Saturday, August 7, 2010

Fix Health Care IT- Give it to Google

You may have noticed your health provider groaning behind a computer screen during a recent medical visit. No, the doctor did not have a toothache. Most likely, the doctor was being tortured by something called the electronic medical record, commonly called EMR.

This gauntlet, which cost a fortune and hours of sleepless nights, presents a multitude of problems to providers and patients alike. Suffice is to say, because there are so many software vendors, your medical data is fragmented in cyberspace. Contrary to popular belief, electronic records of different practices, hospitals and pharmacies are not connected. These expensive programs are difficult to learn and standardize. In fact there is a new government agency to facilitate our transition to an electronic medical nation.

Google please help.  Give me an EMR application that is intuitive, universal, ubiquitous, and most important open source (free). Oh and I want all those google "gadgets" to help improve the quality of care and keep me connected to my patients. The possibilities are endless. Imagine patient access with portals to medical history, appointment scheduling and lab results, email appointment reminders, electronic consultation online, telemedicine, tools to initiate and monitor lifestyle change; virtual "medical homes", doctor and patient education resources, web cam links to our patients in the ICU, online pharmacies with free generic drug offers, x-ray pics on google buzz or picasa, practice web pages / blogs, quality improvement measuring tools,  patient directed appointment scheduling, mobile device scalability, customizable interface and user preferences, embedded voice dictation and scanner services...even waiting room music, ...just to name a few.

Why Google? Why not! Google is halfway there (see Google Health). And I love those gadgets.

Wednesday, August 4, 2010

Nursing Home Care and the CNA

I have spent a large part of my professional life taking care nursing home patients. I have worked on management teams, and studied systemic approaches to improve care.  What I learned is the following. The direct care giver (CNA) is the key to the sucess or failure of a nursing home facility. So when a recent newspaper article about nursing home horrors was published, it stirred some emotions... enough to bring me our of my social media slump.

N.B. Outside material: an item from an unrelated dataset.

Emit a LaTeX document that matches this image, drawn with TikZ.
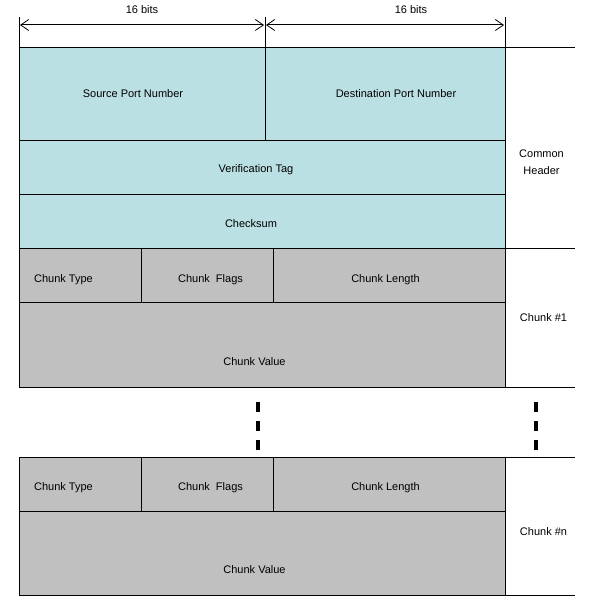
\documentclass[tikz,border=0pt]{standalone}
\usepackage{fontspec}
\setmainfont{Liberation Sans}
\usetikzlibrary{arrows.meta}
\definecolor{hdrcyan}{HTML}{BBE0E3}
\definecolor{chunkgray}{HTML}{C0C0C0}
\begin{document}
\begin{tikzpicture}[x=1pt,y=-1pt,
  cell/.style={draw=black, line width=1pt, inner sep=0pt, outer sep=0pt, anchor=north west},
  hdr/.style={cell, fill=hdrcyan},
  chk/.style={cell, fill=chunkgray},
  lbl/.style={inner sep=0pt, font=\fontsize{11}{13}\selectfont, text=black},
  rule/.style={line width=1pt},
  dim/.style={line width=1pt, {Straight Barb[length=8pt,width=11pt,line width=0.8pt]}-{Straight Barb[length=8pt,width=11pt,line width=0.8pt]}},
  dots/.style={line width=3.3pt, dash pattern=on 10pt off 9pt}
]
\useasboundingbox (0,0) rectangle (601,609);
% header
\node[hdr, minimum width=246pt, minimum height=93pt] (src) at (19,48) {};
\node[hdr, minimum width=240pt, minimum height=93pt] (dst) at (265,48) {};
\node[hdr, minimum width=486pt, minimum height=54pt] (ver) at (19,141) {};
\node[hdr, minimum width=486pt, minimum height=53pt] (cks) at (19,195) {};
% chunk 1
\node[chk, minimum width=122pt, minimum height=54pt] (atype) at (19,248) {};
\node[chk, minimum width=132pt, minimum height=54pt] (aflags) at (141,248) {};
\node[chk, minimum width=232pt, minimum height=54pt] (alen) at (273,248) {};
\node[chk, minimum width=486pt, minimum height=85pt] (aval) at (19,302) {};
% chunk n
\node[chk, minimum width=122pt, minimum height=54pt] (ntype) at (19,457) {};
\node[chk, minimum width=132pt, minimum height=54pt] (nflags) at (141,457) {};
\node[chk, minimum width=232pt, minimum height=54pt] (nlen) at (273,457) {};
\node[chk, minimum width=486pt, minimum height=84pt] (nval) at (19,511) {};
% labels
\node[lbl] (lsrc) at (133,94) {Source Port Number};
\node[lbl] (ldst) at (396,94) {Destination Port Number};
\node[lbl] (lver) at (256,170) {Verification Tag};
\node[lbl] (lcks) at (251,224) {Checksum};
\node[lbl] (latype) at (63.5,280) {Chunk Type};
\node[lbl] (laflags) at (210.5,280) {Chunk\ \ Flags};
\node[lbl] (lalen) at (385.5,280) {Chunk Length};
\node[lbl] (laval) at (254.5,362) {Chunk Value};
\node[lbl] (lntype) at (63.5,488) {Chunk Type};
\node[lbl] (lnflags) at (210.5,488) {Chunk\ \ Flags};
\node[lbl] (lnlen) at (385.5,488) {Chunk Length};
\node[lbl] (lnval) at (254.5,570) {Chunk Value};
\node[lbl, align=center, font=\fontsize{11}{17}\selectfont] (lcommon) at (541.5,162.5) {Common\\Header};
\node[lbl] (lc1) at (543.5,318) {Chunk \#1};
\node[lbl] (lcn) at (543.5,532) {Chunk \#n};
\node[lbl] (lb1) at (142,10) {16 bits};
\node[lbl] (lb2) at (411,10) {16 bits};
% ticks and dimension arrows
\coordinate (t1) at (19,17);
\coordinate (t2) at (265,17);
\coordinate (t3) at (505,17);
\coordinate (a1) at (20,25);
\coordinate (a2) at (264,25);
\coordinate (a3) at (266,25);
\coordinate (a4) at (504,25);
\draw[rule] (t1) -- (src.north west);
\draw[rule] (t2) -- (src.north east);
\draw[rule] (t3) -- (dst.north east);
\draw[dim] (a1) -- (a2);
\draw[dim] (a3) -- (a4);
% right-side rules
\coordinate (r1) at (575,48);
\coordinate (r2) at (575,248);
\coordinate (r3) at (575,387);
\coordinate (r4) at (575,457);
\coordinate (r5) at (575,595);
\draw[rule] (dst.north east) -- (r1);
\draw[rule] (cks.south east) -- (r2);
\draw[rule] (aval.south east) -- (r3);
\draw[rule] (nlen.north east) -- (r4);
\draw[rule] (nval.south east) -- (r5);
% continuation dashes
\coordinate (d1) at (258,402);
\coordinate (d2) at (258,451);
\coordinate (d3) at (536,402);
\coordinate (d4) at (536,451);
\draw[dots] (d1) -- (d2);
\draw[dots] (d3) -- (d4);
\end{tikzpicture}
\end{document}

An online response to this article from a nurses aide demonstrated how unappreciated she felt.  Clearly, this response was from an individual who has the toughest job in the world.  Just think about what she must do to get through the day.  In some cases, aides are the only connection the patient has to the world. The dedication of some of these individuals is truely remarkable. I often wondered why anyone would do such a thankless job when they could earn more in Walmart and have a better quality of life.  The majority of aides care about their patients as if they were family. They infact do what most family members cannot or will not do. They get it from all ends; patients, family and management.  Ironically, they are the least paid and most undervalued members of the nursing home staff. This is evidenced by the tendency is to cut aide staffing during economic stress rather than management positions. This make no practical sense at all.  One middle management position would equal many CNA fte's.
If an investor approached me and said lets build a new nursing home, I would start with the aide. Focus your resources to ensure they are trained properly and have the proper temperment. I would pay them well and make sure they are part of key decision-making in they facility. They are an extension of the family and as such they should be involved in important aspects of the patients life. I would let them know they are enriching the lives of fellow human beings and intern enriching their own.